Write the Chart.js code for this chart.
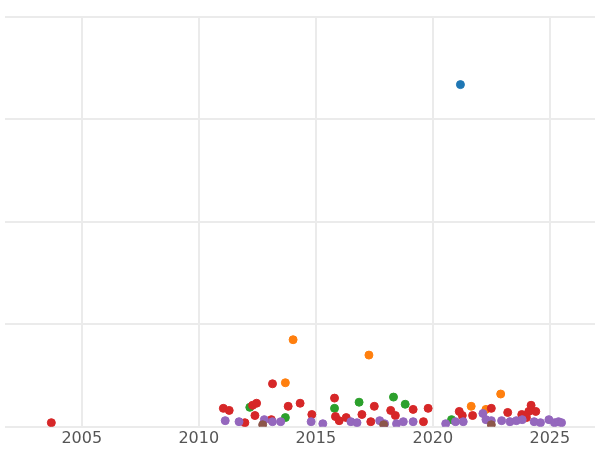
<!DOCTYPE html>
<html><head><meta charset="utf-8">
<script src="https://cdn.jsdelivr.net/npm/chart.js@4"></script>
<style>html,body{margin:0;background:#fff}#wrap{width:600px;height:450px}</style>
</head><body><div id="wrap"><canvas id="c"></canvas></div>
<script>
const blueYears = [2021.18];
const blueVals = [3.34];
const orangeYears = [2014.03, 2017.27, 2013.7, 2022.9, 2021.64, 2022.27];
const orangeVals = [0.85, 0.70, 0.43, 0.32, 0.20, 0.17];
const greenYears = [2012.18, 2013.7, 2015.8, 2016.85, 2018.32, 2018.82, 2020.8];
const greenVals = [0.19, 0.09, 0.18, 0.24, 0.29, 0.22, 0.07];
const redYears = [2003.7, 2011.05, 2011.3, 2011.97, 2012.3, 2012.47, 2012.4, 2013.15, 2013.1, 2013.82, 2014.33, 2014.83, 2015.8, 2015.84, 2016.0, 2016.3, 2016.97, 2017.35, 2017.5, 2018.2, 2018.4, 2019.16, 2019.6, 2019.8, 2021.13, 2021.26, 2021.7, 2022.5, 2023.2, 2023.8, 2024.1, 2024.2, 2024.4, 2024.0];
const redVals = [0.04, 0.18, 0.16, 0.04, 0.21, 0.23, 0.11, 0.42, 0.07, 0.20, 0.23, 0.12, 0.28, 0.10, 0.06, 0.09, 0.12, 0.05, 0.20, 0.16, 0.11, 0.17, 0.05, 0.18, 0.15, 0.11, 0.11, 0.18, 0.14, 0.12, 0.15, 0.21, 0.15, 0.09];
const purpleYears = [2011.13, 2011.72, 2012.8, 2013.15, 2013.5, 2014.8, 2015.3, 2016.5, 2016.76, 2017.73, 2017.94, 2018.45, 2018.74, 2019.16, 2020.55, 2020.97, 2021.3, 2022.14, 2022.27, 2022.5, 2022.94, 2023.3, 2023.57, 2023.82, 2024.33, 2024.6, 2024.96, 2025.2, 2025.37, 2025.5];
const purpleVals = [0.06, 0.05, 0.07, 0.05, 0.05, 0.05, 0.03, 0.05, 0.04, 0.06, 0.03, 0.03, 0.05, 0.05, 0.03, 0.05, 0.05, 0.13, 0.07, 0.06, 0.06, 0.05, 0.06, 0.07, 0.05, 0.04, 0.07, 0.04, 0.05, 0.04];
const brownYears = [2012.73, 2017.9, 2022.5];
const brownVals = [0.02, 0.02, 0.02];
const xTicks = [2005, 2010, 2015, 2020, 2025];

const pts = (xs, ys) => xs.map((x, i) => ({ x, y: ys[i] }));
const series = [
  [blueYears, blueVals, '#1f77b4'],
  [brownYears, brownVals, '#8c564b'],
  [purpleYears, purpleVals, '#9467bd'],
  [redYears, redVals, '#d62728'],
  [greenYears, greenVals, '#2ca02c'],
  [orangeYears, orangeVals, '#ff7f0e'],
];

new Chart(document.getElementById('c'), {
  type: 'scatter',
  data: {
    datasets: series.map(([xs, ys, col]) => ({
      data: pts(xs, ys),
      backgroundColor: col,
      borderColor: col,
      pointRadius: 4,
      pointHoverRadius: 4,
    })),
  },
  options: {
    responsive: true,
    maintainAspectRatio: false,
    animation: false,
    layout: { padding: { top: 17, left: -5, right: -5, bottom: 0 } },
    plugins: { legend: { display: false }, tooltip: { enabled: false } },
    scales: {
      x: {
        type: 'linear',
        min: 2001.72,
        max: 2026.93,
        afterBuildTicks: (axis) => { axis.ticks = xTicks.map((v) => ({ value: v })); },
        ticks: { color: '#555', font: { size: 16, family: 'DejaVu Sans' }, callback: (v) => String(v), padding: 2 },
        grid: { color: '#ebebeb', lineWidth: 2, drawTicks: false },
        border: { display: false },
      },
      y: {
        min: 0,
        max: 4,
        afterFit: (axis) => { axis.width = 0; },
        ticks: { display: false, stepSize: 1 },
        grid: { color: '#ebebeb', lineWidth: 2, drawTicks: false },
        border: { display: false },
      },
    },
  },
});
</script></body></html>
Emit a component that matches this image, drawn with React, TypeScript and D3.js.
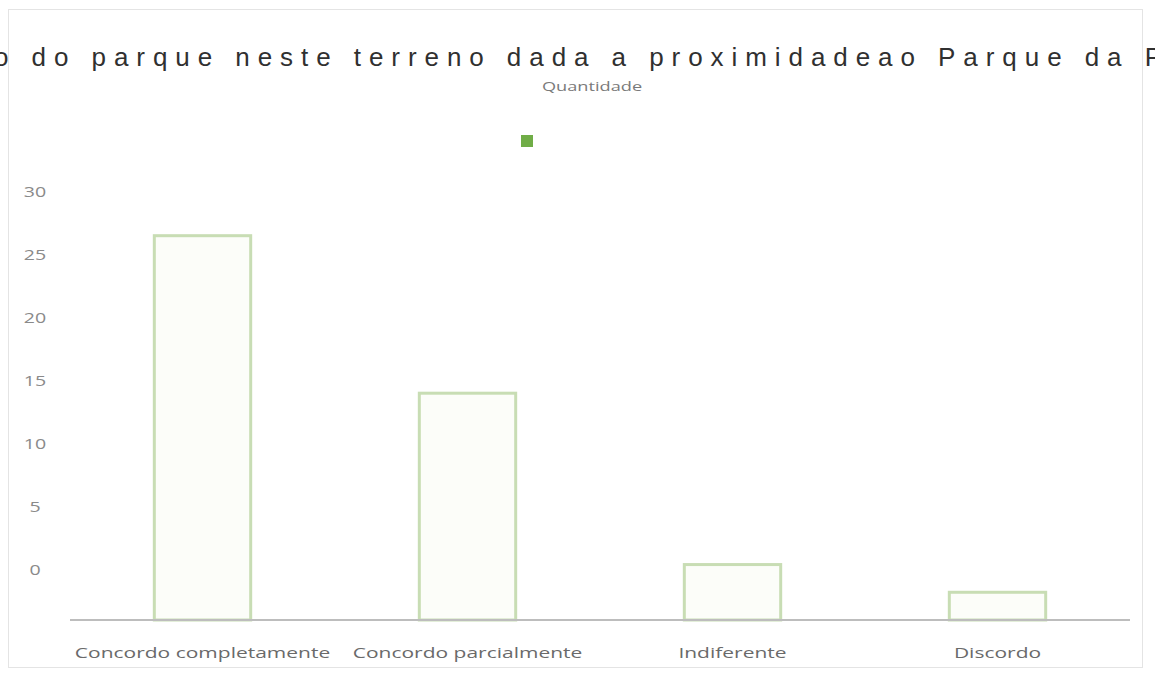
import * as React from 'react';
import * as d3 from 'd3';

// data
const categories = ['Concordo completamente', 'Concordo parcialmente', 'Indiferente', 'Discordo'];
const quantidade = [30.5, 18, 4.4, 2.2];
const yTicks = [0, 5, 10, 15, 20, 25, 30];
const titleText = 'o do parque neste terreno dada a proximidadeao Parque da P';
const seriesName = 'Quantidade';

const W = 1155;
const H = 677;
const margin = { top: 179, right: 25, bottom: 57, left: 70 };
const baseline = H - margin.bottom; // 620
const stretch = 1.4; // text in the picture is horizontally stretched

const App = () => {
  const yAxisRef = React.useRef<SVGGElement>(null);

  const x = d3.scaleBand<string>()
    .domain(categories)
    .range([margin.left, W - margin.right])
    .paddingInner(0.625)
    .paddingOuter(0.3125);

  const y = d3.scaleLinear().domain([0, 35]).range([baseline, margin.top]);
  // the tick labels sit 4 units above where the bars put them
  const yLabel = d3.scaleLinear().domain([0, 30]).range([y(4), y(34)]);

  React.useEffect(() => {
    const g = d3.select(yAxisRef.current);
    g.selectAll('*').remove();
    g.call(d3.axisLeft(yLabel).tickValues(yTicks).tickSize(0).tickPadding(0));
    g.select('.domain').remove();
    g.selectAll('.tick text')
      .attr('x', 0)
      .attr('dy', '0.35em')
      .attr('text-anchor', 'middle')
      .attr('transform', `scale(${stretch},1)`)
      .attr('fill', '#8a8a8a')
      .style('font-family', '"Open Sans", sans-serif')
      .style('font-size', '14px');
  }, []);

  return (
    <svg width={W} height={H} style={{ position: 'absolute', left: 0, top: 0, background: '#fff' }}>
      <rect x={8.5} y={9.5} width={1134} height={658} fill="none" stroke="#e4e4e4" strokeWidth={1} />

      <text x={-6} y={66} textLength={1168} lengthAdjust="spacing"
        fontFamily='"Liberation Sans", Arial, sans-serif' fontSize={26} fill="#303030">
        {titleText}
      </text>

      <text transform={`translate(592,91) scale(${stretch},1)`} textAnchor="middle"
        fontFamily='"Open Sans", sans-serif' fontSize={13} fill="#7a7a7a">
        {seriesName}
      </text>

      <rect x={521} y={135} width={12} height={12} fill="#70ad47" />

      <g ref={yAxisRef} transform="translate(35,0)" />

      {categories.map((c, i) => (
        <rect key={c}
          x={x(c)! + 1.5}
          y={y(quantidade[i])}
          width={x.bandwidth() - 3}
          height={baseline - y(quantidade[i])}
          fill="#fcfdf9"
          stroke="#c8ddb4"
          strokeWidth={3} />
      ))}

      <line x1={margin.left} x2={W - margin.right} y1={baseline} y2={baseline} stroke="#bdbdbd" strokeWidth={2} />

      {categories.map((c) => (
        <text key={c}
          transform={`translate(${x(c)! + x.bandwidth() / 2},${baseline + 38}) scale(${stretch},1)`}
          textAnchor="middle"
          fontFamily='"Open Sans", sans-serif' fontSize={15} fill="#6a6a6a">
          {c}
        </text>
      ))}
    </svg>
  );
};

export default App;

______

## Goal
From the records above, extract the lines from the one holding "Emit a component" through the one holding "d3.scaleLinear().domain([0, 30]).range([y(4), y(34)]);", word for word; omit the pictures.

## Answer in full
Emit a component that matches this image, drawn with React, TypeScript and D3.js.
import * as React from 'react';
import * as d3 from 'd3';

// data
const categories = ['Concordo completamente', 'Concordo parcialmente', 'Indiferente', 'Discordo'];
const quantidade = [30.5, 18, 4.4, 2.2];
const yTicks = [0, 5, 10, 15, 20, 25, 30];
const titleText = 'o do parque neste terreno dada a proximidadeao Parque da P';
const seriesName = 'Quantidade';

const W = 1155;
const H = 677;
const margin = { top: 179, right: 25, bottom: 57, left: 70 };
const baseline = H - margin.bottom; // 620
const stretch = 1.4; // text in the picture is horizontally stretched

const App = () => {
  const yAxisRef = React.useRef<SVGGElement>(null);

  const x = d3.scaleBand<string>()
    .domain(categories)
    .range([margin.left, W - margin.right])
    .paddingInner(0.625)
    .paddingOuter(0.3125);

  const y = d3.scaleLinear().domain([0, 35]).range([baseline, margin.top]);
  // the tick labels sit 4 units above where the bars put them
  const yLabel = d3.scaleLinear().domain([0, 30]).range([y(4), y(34)]);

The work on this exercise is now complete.